Und siehe da, dieses kommt zum Schluss: Als absolutistischer König Saudi-Arabiens habe Abdullah bin Abdulaziz sehr wohl die Befugnis gehabt, aus der Staatskasse ein Geschenk in der Höhe von 100 Millionen Dollar an einen befreundeten ausländischen Monarchen auszurichten.
Es könnte also eng werden für den Genfer Strafverfolger Yves Bertossa.
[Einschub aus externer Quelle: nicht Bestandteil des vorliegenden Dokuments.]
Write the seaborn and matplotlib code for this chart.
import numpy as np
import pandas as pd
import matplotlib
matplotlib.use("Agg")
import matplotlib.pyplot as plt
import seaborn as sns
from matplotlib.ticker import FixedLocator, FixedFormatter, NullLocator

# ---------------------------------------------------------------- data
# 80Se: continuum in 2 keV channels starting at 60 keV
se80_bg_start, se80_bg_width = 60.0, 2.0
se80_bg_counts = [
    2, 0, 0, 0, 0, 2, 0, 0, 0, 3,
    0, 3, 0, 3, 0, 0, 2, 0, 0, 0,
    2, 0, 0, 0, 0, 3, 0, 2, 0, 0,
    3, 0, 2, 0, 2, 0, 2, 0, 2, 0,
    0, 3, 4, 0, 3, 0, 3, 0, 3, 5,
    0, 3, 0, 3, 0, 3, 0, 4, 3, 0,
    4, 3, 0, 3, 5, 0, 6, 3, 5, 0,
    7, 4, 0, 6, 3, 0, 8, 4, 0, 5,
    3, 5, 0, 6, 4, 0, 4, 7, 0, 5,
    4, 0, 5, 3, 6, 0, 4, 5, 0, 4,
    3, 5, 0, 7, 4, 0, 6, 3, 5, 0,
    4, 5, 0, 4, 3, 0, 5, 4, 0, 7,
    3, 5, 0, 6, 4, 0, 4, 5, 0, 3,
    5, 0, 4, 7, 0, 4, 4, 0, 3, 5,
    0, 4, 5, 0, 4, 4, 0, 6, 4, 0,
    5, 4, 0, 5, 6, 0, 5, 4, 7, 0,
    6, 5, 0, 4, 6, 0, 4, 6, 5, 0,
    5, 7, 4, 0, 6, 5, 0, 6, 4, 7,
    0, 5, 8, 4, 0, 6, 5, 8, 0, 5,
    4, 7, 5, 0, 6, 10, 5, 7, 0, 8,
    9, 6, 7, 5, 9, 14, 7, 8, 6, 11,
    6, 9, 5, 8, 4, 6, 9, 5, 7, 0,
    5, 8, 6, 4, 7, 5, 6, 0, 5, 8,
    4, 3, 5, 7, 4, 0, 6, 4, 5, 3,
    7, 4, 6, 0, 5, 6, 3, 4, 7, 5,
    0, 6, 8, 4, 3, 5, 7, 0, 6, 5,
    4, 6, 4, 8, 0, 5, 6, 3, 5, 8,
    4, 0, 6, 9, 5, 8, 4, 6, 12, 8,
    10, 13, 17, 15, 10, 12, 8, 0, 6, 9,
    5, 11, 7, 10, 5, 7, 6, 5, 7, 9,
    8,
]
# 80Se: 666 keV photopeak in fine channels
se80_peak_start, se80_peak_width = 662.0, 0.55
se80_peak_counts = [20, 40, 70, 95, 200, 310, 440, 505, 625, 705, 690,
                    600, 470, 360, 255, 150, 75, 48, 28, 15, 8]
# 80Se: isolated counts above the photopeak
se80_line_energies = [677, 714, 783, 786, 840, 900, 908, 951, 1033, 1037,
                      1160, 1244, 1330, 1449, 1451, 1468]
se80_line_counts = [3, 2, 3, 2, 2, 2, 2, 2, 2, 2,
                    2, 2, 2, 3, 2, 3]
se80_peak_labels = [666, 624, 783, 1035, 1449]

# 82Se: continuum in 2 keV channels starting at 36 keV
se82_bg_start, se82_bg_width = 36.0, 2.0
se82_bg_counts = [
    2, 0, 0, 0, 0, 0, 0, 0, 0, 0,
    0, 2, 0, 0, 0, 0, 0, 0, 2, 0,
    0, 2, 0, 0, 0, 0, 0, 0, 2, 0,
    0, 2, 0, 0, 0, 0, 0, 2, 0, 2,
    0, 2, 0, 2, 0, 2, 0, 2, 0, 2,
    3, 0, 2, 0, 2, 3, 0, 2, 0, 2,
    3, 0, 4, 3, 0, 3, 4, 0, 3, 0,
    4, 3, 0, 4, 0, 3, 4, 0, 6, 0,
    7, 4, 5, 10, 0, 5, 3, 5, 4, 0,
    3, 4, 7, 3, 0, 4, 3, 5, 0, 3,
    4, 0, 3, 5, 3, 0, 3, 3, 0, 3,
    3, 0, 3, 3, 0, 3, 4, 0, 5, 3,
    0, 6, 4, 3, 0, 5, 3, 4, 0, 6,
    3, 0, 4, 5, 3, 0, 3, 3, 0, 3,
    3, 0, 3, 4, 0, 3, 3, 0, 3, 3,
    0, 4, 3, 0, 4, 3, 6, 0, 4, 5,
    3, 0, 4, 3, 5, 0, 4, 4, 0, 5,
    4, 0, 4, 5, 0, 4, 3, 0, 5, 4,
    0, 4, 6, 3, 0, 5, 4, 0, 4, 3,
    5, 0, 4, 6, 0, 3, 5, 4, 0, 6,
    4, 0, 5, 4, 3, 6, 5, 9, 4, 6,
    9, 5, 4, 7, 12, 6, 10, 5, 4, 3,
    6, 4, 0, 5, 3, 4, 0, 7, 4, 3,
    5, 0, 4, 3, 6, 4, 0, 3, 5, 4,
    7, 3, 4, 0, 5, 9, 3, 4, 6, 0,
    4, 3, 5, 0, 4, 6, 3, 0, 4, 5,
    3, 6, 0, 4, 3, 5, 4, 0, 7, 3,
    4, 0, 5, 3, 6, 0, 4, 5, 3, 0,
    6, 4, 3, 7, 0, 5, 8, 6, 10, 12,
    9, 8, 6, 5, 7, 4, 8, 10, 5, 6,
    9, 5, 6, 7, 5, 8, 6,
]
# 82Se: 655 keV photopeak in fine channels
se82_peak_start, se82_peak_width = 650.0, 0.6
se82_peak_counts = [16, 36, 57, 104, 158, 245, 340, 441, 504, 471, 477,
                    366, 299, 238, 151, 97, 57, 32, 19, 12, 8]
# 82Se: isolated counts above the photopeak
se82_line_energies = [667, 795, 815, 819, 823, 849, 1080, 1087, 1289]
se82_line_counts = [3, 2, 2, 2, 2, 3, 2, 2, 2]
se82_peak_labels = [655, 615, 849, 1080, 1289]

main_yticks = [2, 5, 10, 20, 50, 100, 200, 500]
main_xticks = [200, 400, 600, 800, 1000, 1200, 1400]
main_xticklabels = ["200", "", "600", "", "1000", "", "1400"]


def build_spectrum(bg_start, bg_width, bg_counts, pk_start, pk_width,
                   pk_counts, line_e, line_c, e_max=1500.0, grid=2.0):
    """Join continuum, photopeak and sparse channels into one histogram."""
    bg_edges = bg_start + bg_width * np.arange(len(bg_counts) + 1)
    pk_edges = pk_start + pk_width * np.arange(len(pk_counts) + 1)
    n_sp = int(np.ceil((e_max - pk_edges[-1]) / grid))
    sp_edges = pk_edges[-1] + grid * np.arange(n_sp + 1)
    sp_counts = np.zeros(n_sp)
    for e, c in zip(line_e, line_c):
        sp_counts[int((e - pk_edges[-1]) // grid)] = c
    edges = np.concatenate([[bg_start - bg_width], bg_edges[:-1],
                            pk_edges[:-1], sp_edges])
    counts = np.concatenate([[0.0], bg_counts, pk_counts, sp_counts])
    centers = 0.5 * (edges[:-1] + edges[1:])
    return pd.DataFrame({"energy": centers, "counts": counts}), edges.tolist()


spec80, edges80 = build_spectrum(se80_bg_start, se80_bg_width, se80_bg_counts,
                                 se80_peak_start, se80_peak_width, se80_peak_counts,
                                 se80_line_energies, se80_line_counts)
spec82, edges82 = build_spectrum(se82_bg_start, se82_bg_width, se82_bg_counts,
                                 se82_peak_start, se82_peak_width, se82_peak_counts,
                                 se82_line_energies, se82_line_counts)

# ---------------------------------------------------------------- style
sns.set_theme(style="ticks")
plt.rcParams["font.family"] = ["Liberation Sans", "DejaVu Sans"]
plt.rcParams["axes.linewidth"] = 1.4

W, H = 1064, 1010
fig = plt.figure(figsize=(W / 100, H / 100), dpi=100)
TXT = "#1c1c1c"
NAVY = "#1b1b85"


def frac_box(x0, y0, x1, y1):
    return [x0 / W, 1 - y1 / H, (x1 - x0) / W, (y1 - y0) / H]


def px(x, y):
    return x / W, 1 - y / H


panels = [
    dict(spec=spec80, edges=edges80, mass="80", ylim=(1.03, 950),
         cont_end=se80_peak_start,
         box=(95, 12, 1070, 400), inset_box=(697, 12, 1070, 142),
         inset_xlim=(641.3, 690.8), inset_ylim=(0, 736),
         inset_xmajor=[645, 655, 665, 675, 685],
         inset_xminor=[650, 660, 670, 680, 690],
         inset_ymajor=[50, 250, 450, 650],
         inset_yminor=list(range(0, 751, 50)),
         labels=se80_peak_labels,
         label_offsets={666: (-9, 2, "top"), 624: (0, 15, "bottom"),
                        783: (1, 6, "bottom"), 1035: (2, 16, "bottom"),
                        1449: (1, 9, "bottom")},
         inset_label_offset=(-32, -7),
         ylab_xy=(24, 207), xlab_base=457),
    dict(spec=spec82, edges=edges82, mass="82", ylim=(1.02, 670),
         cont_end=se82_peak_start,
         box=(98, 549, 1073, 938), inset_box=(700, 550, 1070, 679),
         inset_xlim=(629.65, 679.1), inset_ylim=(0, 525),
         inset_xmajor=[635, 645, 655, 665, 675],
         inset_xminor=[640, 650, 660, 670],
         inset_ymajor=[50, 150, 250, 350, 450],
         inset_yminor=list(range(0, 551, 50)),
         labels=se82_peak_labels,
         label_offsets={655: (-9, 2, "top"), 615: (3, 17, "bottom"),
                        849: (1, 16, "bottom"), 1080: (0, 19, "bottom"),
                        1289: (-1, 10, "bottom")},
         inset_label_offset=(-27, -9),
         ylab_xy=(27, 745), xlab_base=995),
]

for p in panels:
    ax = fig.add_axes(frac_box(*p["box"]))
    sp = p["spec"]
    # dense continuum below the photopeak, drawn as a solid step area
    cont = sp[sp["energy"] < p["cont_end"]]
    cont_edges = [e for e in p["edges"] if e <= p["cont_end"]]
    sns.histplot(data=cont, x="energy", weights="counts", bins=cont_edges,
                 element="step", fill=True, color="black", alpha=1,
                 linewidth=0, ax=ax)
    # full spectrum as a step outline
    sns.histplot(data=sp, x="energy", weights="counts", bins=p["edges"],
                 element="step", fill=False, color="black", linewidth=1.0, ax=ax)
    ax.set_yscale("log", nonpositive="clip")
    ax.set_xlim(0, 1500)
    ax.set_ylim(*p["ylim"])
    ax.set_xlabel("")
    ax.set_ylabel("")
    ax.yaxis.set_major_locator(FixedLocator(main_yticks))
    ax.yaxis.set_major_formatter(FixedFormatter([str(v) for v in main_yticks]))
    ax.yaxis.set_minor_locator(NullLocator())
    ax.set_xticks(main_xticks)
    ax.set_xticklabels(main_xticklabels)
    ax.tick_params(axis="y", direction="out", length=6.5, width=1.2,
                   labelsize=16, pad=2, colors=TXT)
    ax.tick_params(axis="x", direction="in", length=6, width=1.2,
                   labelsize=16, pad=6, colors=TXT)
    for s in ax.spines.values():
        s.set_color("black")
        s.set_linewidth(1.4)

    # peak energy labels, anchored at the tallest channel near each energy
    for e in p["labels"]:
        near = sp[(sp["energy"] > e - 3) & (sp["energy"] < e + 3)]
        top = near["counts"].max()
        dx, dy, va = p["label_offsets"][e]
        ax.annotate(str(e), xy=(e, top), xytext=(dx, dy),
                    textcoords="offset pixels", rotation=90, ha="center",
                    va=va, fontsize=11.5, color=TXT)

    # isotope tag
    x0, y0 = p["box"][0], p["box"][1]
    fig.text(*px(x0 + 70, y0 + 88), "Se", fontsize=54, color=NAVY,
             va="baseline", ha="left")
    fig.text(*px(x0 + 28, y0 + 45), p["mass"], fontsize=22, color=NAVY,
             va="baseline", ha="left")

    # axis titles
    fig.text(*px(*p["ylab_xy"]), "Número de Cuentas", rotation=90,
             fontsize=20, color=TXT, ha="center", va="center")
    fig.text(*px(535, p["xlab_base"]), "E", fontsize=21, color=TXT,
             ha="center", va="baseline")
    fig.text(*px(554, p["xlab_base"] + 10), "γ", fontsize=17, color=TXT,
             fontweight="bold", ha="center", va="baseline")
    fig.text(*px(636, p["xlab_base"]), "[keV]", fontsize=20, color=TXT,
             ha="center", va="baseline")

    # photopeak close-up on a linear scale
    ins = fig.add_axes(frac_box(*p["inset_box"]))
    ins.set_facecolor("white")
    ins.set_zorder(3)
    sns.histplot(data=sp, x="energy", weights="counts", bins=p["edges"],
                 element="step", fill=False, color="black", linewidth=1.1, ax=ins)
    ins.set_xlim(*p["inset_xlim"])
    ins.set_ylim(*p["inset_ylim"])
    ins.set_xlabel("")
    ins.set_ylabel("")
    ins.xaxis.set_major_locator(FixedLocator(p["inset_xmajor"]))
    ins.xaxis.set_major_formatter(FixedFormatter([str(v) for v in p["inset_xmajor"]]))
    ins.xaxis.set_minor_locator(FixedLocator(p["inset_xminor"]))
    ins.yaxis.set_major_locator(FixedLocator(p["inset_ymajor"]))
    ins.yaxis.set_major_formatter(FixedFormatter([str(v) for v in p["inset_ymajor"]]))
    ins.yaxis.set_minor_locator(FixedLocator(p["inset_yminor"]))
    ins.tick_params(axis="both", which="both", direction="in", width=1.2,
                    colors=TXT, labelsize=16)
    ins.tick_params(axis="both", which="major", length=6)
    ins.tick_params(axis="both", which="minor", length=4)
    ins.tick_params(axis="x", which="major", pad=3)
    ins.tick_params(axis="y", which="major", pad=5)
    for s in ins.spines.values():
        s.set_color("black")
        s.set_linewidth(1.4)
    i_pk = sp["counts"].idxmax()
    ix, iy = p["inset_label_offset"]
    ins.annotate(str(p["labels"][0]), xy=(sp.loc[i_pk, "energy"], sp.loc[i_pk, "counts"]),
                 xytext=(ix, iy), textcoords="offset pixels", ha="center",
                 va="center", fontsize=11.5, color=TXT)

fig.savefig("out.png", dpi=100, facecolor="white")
Laut El PaísExterner Link soll Bertossa dem Schweizerischen Rechtsvergleichsinstitut erneut einen Auftrag erteilt haben, um die Einschätzung des spanischen Instituts zu überprüfen.
Einen weiteren Hoffnungsschimmer gibt es aber: Auch schwere Steuerstraftaten gelten als Vortaten zur Geldwäscherei. Juan Carlos steht derzeit in Spanien unter Druck wegen diverser Steuerdelikte – auch die 100 Millionen Dollar aus Saudi-Arabien hat er mutmasslich nicht versteuert. Zudem haben die spanischen Firmen, welche die Aufträge vermittelt bekamen, sicherlich eine Buchhaltung geführt.
Vielleicht ist Bertossa also gar nicht auf die Saudis angewiesen, sondern auf die Spanier. Und die haben bisher gern geholfen – schliesslich sind sie umgekehrt ebenfalls auf die Hilfe der Schweiz angewiesen. Bertossa reiste mehrmals nach Spanien und teilte Informationen und Dokumente. Auch wenn Bertossa offiziell nicht gegen Juan Carlos ermittelt, hängt die Zukunft des emeritierten spanischen Monarchen auch von der Schweiz ab.
Die Beziehungen der Golfmonarchen zu Juan Carlos reichen bis in die Zeit vor seiner Ernennung zum spanischen König zurück. Während der Ölkrise 1973 bat Franco den damaligen Thronanwärter, sich beim saudischen Königshaus um die Sicherstellung der Erdöllieferungen nach Madrid starkzumachen – mit Erfolg. In den frühen Jahren seiner Monarchie bat Juan Carlos den persischen Schah um ein Millionendarlehen, um das spanische Königshaus zu sanieren.
Im August 2020 floh Juan Carlos unter dem öffentlichen Druck in die Vereinigten Arabischen Emirate, wo er noch heute lebt. «Die Entscheidung, sich in die Vereinigten Arabischen Emirate abzusetzen, fiel nicht zufällig», sagt Mustafa Nasar, der an der Universität Basel zu den Golfstaaten forscht. «Dort wurde er in der Vergangenheit mit Ferraris beschenkt und jährlich zum Formula 1 Grand Prix eingeladen.»